Italian leather rewards simple care. The habits are less dramatic than people expect, and most of the damage we see in repair comes from doing too much rather than too little.

Keep the bag dry. If it gets caught in rain, blot it with a soft cloth and let it air-dry at room temperature - never near a radiator, heater, or direct sun. Heat dries the natural oils out of veg-tan leather and causes cracking years before it would otherwise happen.

Keep it out of the sun when you aren't using it. Store the bag in its cotton dust bag, ideally stuffed lightly with acid-free tissue or a soft cloth so it holds its shape. Avoid plastic bags entirely; leather needs to breathe.

Condition the leather two to four times a year. Use a small amount of neutral leather conditioner on a soft cloth, work it in with small circular motions, let it rest for ten minutes, then buff gently. That is the whole routine. Avoid household cleaners, baby wipes, alcohol-based products, and saddle soap - these are formulated for different leathers and will strip the finish from fine Italian leather bags.

Finally, let the patina happen. The marks of daily life - the soft shine on the handles, the slight darkening where your hand rests, the gentle rounding of the corners - are not wear. They are the bag becoming yours. The care routine above is what keeps the leather healthy; the patina is what makes it personal.

Explore our Italian leather bags for women including crossbody bags and tote bags.

The Bag That Outlasts the Season

Italian leather bags are made for a long life. That is both their promise and, frankly, the case against buying the cheaper alternative. A good Florentine leather handbag is not a seasonal object; it is a wardrobe fixture that will be carried in five, ten, twenty years. The initial price is higher. The cost per year is almost always lower. And the object itself becomes more interesting with time, not less.

This spring, whether you are refreshing your own wardrobe or thinking about a Mother's Day gift that won't be quietly replaced in two years, spend a little longer on the choice than you usually would. Pick the shape that fits the life. Pick the colour that will still feel right in 2030. Pick the leather that's going to age well. Then carry it every day, let it take on the marks of real use, and leave it to do what good leather does.

Ready to find the piece worth carrying for years? Explore the Leather Italiano bag collection - Amara, Aurora, Isabella, Vittoria, and the rest of our Florentine line - and see which one fits your life.

Frequently Asked Questions About Italian Leather Bags

What makes Italian leather bags different from other leather bags?

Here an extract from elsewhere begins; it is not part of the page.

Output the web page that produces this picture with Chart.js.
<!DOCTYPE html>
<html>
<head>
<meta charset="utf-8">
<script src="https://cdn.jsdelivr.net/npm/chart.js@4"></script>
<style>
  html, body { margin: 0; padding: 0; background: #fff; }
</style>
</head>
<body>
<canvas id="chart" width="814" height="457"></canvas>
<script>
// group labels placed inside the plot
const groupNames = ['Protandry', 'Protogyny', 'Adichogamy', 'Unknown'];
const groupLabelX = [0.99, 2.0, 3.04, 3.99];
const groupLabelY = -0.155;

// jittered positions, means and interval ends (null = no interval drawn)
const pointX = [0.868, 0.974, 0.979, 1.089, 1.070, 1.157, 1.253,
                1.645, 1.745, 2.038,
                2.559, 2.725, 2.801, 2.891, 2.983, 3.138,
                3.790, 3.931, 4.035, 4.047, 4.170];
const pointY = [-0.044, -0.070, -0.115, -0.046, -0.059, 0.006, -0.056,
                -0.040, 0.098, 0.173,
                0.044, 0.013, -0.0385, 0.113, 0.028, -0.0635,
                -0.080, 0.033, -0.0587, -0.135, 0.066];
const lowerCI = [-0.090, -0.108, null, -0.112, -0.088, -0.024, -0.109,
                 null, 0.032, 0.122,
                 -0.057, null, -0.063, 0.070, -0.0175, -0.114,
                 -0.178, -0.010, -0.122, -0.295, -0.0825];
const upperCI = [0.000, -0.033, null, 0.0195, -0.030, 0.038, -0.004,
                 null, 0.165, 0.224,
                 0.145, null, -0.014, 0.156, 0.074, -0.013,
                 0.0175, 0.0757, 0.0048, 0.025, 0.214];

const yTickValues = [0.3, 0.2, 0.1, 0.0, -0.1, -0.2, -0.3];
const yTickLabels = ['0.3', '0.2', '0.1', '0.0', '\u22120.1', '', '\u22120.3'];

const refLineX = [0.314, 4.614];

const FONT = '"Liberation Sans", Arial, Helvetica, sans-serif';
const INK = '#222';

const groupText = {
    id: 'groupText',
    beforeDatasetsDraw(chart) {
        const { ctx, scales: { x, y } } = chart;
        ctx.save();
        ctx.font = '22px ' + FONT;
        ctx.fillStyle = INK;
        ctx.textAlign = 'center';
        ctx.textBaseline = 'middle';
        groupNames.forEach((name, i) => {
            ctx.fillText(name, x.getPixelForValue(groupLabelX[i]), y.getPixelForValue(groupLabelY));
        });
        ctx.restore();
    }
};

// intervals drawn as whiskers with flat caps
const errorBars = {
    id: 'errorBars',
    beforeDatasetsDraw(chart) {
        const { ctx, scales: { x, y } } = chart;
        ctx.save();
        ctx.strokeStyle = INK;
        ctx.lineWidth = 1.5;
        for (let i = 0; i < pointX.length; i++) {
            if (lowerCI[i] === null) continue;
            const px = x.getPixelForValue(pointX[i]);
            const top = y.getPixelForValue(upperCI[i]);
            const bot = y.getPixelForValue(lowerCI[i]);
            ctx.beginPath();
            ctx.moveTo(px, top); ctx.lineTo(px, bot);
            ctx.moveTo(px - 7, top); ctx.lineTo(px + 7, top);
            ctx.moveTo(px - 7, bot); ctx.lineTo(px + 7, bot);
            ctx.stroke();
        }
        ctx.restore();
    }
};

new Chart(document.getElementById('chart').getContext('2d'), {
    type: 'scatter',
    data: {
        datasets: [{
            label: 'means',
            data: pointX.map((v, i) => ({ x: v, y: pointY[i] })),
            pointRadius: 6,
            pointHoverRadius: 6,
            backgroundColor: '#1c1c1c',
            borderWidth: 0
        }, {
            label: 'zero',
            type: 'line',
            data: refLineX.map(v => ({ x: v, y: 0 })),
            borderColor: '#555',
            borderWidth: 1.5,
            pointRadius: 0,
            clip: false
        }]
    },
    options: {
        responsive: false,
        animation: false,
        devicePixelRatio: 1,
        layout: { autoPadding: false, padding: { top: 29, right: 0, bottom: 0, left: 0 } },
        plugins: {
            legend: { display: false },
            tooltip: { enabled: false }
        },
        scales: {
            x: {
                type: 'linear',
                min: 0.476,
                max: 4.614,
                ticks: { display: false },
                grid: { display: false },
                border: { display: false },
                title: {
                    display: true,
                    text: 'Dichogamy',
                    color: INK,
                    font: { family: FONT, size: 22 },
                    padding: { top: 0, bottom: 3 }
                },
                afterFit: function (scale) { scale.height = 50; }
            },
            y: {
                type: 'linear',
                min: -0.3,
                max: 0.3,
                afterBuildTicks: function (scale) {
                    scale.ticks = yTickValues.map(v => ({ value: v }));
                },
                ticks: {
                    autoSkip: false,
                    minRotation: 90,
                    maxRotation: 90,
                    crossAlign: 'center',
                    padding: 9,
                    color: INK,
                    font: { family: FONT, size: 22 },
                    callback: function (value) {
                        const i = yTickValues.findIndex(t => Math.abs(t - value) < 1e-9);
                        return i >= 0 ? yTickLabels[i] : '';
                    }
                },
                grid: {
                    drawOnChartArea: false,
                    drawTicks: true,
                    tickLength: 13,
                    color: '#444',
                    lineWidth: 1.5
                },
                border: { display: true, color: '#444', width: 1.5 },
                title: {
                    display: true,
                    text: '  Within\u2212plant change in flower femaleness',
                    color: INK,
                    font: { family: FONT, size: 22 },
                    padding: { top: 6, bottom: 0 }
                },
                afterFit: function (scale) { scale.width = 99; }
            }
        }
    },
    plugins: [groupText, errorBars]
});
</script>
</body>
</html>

Italian leather bags are distinguished primarily by the leather itself and the tradition behind it. Most fine Italian leather is vegetable-tanned in Tuscany, a slow process that uses natural tree bark tannins instead of chemicals. The hides are full-grain, which keeps the natural surface of the leather intact. The result is a bag that arrives firm and clean, softens with use, and develops a rich patina over years rather than wearing out. Florence sits at the centre of this craft - the city has produced leather goods in this way for more than six centuries.

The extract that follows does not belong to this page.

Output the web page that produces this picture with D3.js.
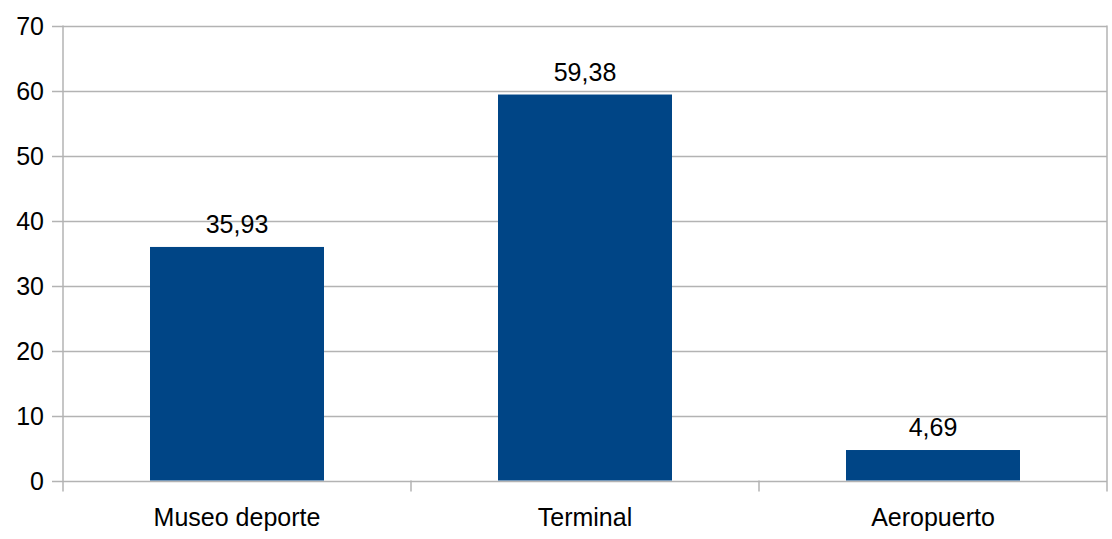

How do I choose the right Italian leather bag for my lifestyle?

Start with how you actually carry a bag each day. If you want a single bag that moves between work and evenings out, a structured shoulder bag like the Amara is a good anchor. If you travel light and want hands-free movement, a crossbody such as the Aurora or Be Free is easier on the shoulders. If you need something that reads polished in a meeting, the Isabella gives you a refined, structured silhouette. Think about what you put in a bag (laptop, notebook, phone, water bottle), how long you'll carry it, and whether you prefer a firm structure or a softer slouch.

Are Italian leather bags worth the investment?

If you measure value by cost-per-wear over time, a well-made Italian leather bag is usually the best value in the category. A full-grain, vegetable-tanned bag will often outlast five to ten fast-fashion equivalents, and it gets visibly better with age. The patina that develops on good leather cannot be faked or bought new. The bag becomes specific to you: the marks of your hand, your car, your keys, your daily life. That personal record is one reason these bags are often kept for decades and passed down.

How do I care for an Italian leather bag so it lasts?

The habits that matter most are simple. Keep the bag dry, keep it out of direct sun when you're not using it, and let it breathe in a cotton dust bag between uses. Wipe dust off with a soft dry cloth every few weeks. Condition the leather two to four times a year with a small amount of a neutral leather conditioner, worked in with a cloth and left to absorb. Avoid household cleaners, baby wipes, and saddle soap on fine vegetable-tanned leather. If the bag gets wet, let it air-dry away from heat and then condition it once it is fully dry.

What is the best Italian leather bag for Mother's Day?

The best Mother's Day bag is the one she'll carry for years without thinking about it. For most people, that means a refined, versatile shape in a colour that suits almost any outfit. The Isabella handbag, the Amara shoulder bag in black, or the Vittoria handbag are three pieces in our collection that read as timeless rather than trend-led. If she prefers lighter, brighter pieces for spring and summer, the Aurora crossbody in warm yellow leather is a good alternative. All of these bags age well, which is the quality that matters most in a gift meant to last.

Why does Florence have a reputation for leather?

Florence has produced leather goods since at least the medieval period, and the neighbourhood of Oltrarno and the outlying Tuscan tanneries built the techniques that are still used today. The city's vegetable-tanning tradition is protected by the Consorzio Vera Pelle Italiana Conciata al Vegetale, a consortium that guarantees authentic Tuscan veg-tan leather. Florence's reputation is not a marketing story - it is a working, living craft with centuries of practical knowledge behind it, and almost all serious Italian leather bags still trace back to this region.